HSBC Global Private Banking
HSBC continues to work with many entrepreneurial families throughout Asia and internationally.
- International trust capabilities
- Wealth structuring
- Cross-border planning
- Family advisory support
Its global footprint remains valuable for internationally connected families.
Bessemer Trust
Bessemer Trust has built a reputation around serving wealthy families across multiple generations.
- Family office services
- Wealth transfer planning
- Governance frameworks
- Next-generation education
The firm’s focus extends beyond assets to include family continuity and decision-making.
The Growing Importance of the Next Generation
One of the most significant developments in succession planning is the increasing focus on heirs themselves. Historically, succession planning often concentrated on structures. Today, many families are placing greater emphasis on preparing future decision-makers.
Questions frequently include whether heirs understand the family’s wealth structures, whether they are prepared for stewardship responsibilities, how future disagreements will be managed, and what values should accompany inherited wealth.

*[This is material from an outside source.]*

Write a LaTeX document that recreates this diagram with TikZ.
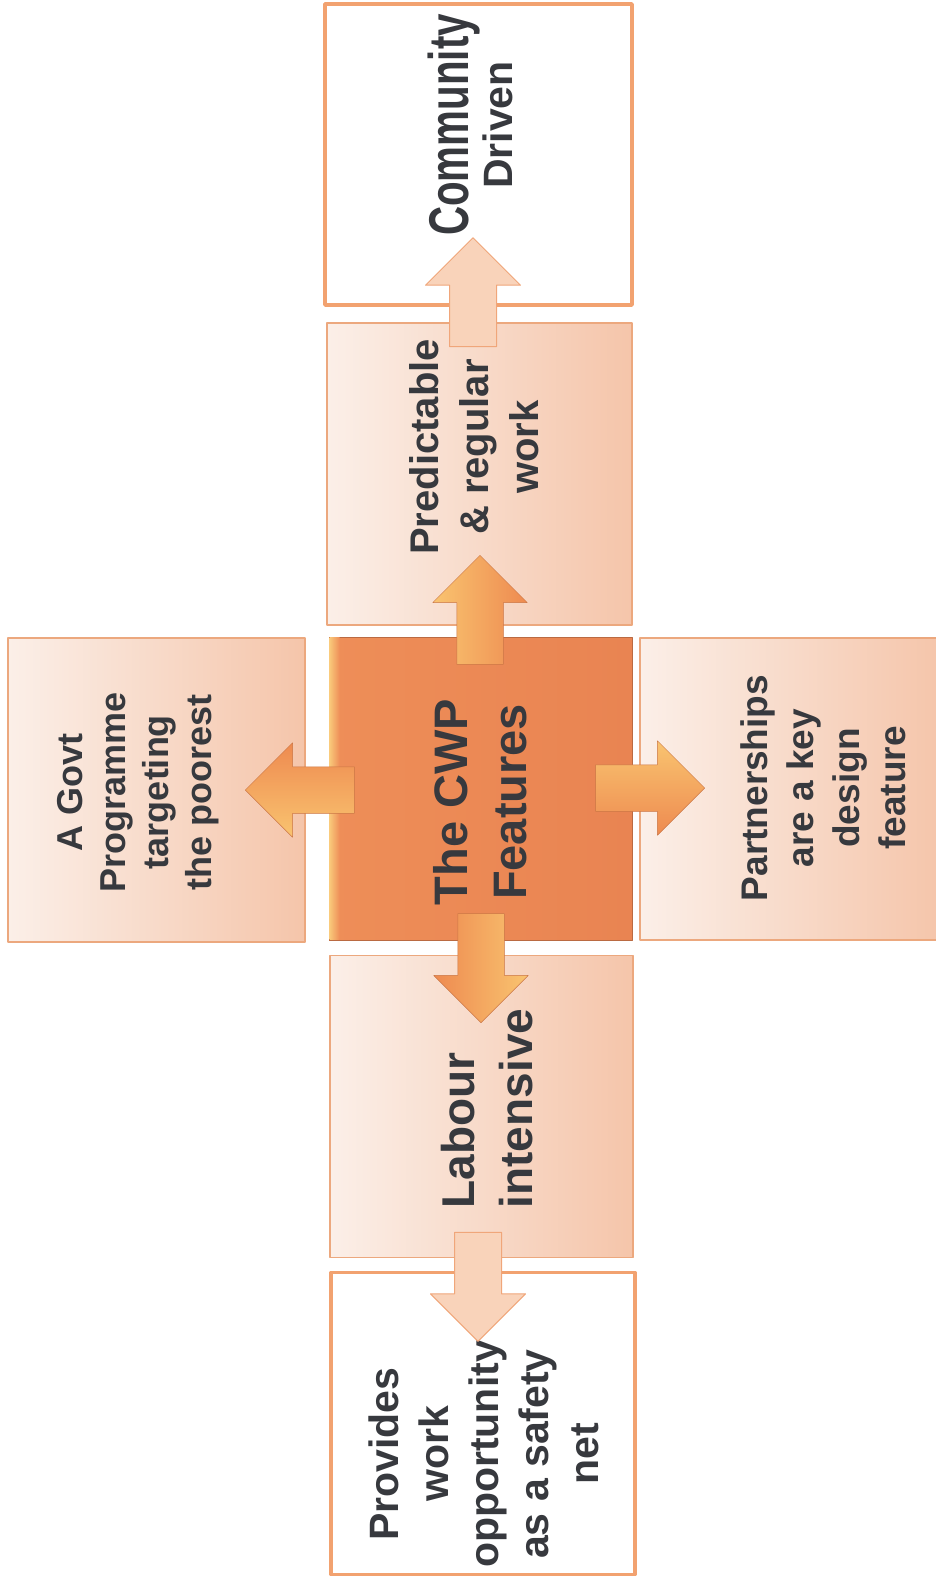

These considerations are becoming central to long-term planning conversations.
From Wealth Transfer to Family Continuity
Perhaps the biggest shift in succession planning is conceptual. The conversation is moving away from simple asset transfer and toward broader family continuity.
Families increasingly recognize that preserving wealth requires preserving more than capital. It also requires preserving trust, communication, governance, shared purpose, and long-term vision.
The firms that are attracting attention in this space are often those capable of connecting financial structures with family dynamics.
Final Thoughts
Succession planning has become one of the defining wealth management challenges facing Chinese families today. As wealth becomes more international and family structures become more complex, successful transitions require far more than legal documentation or investment expertise.
Trust planning, governance frameworks, insurance strategies, family education, and cross-border coordination all play important roles. For families thinking beyond the next investment cycle and toward the next generation, succession planning is increasingly becoming one of the most important conversations they will have.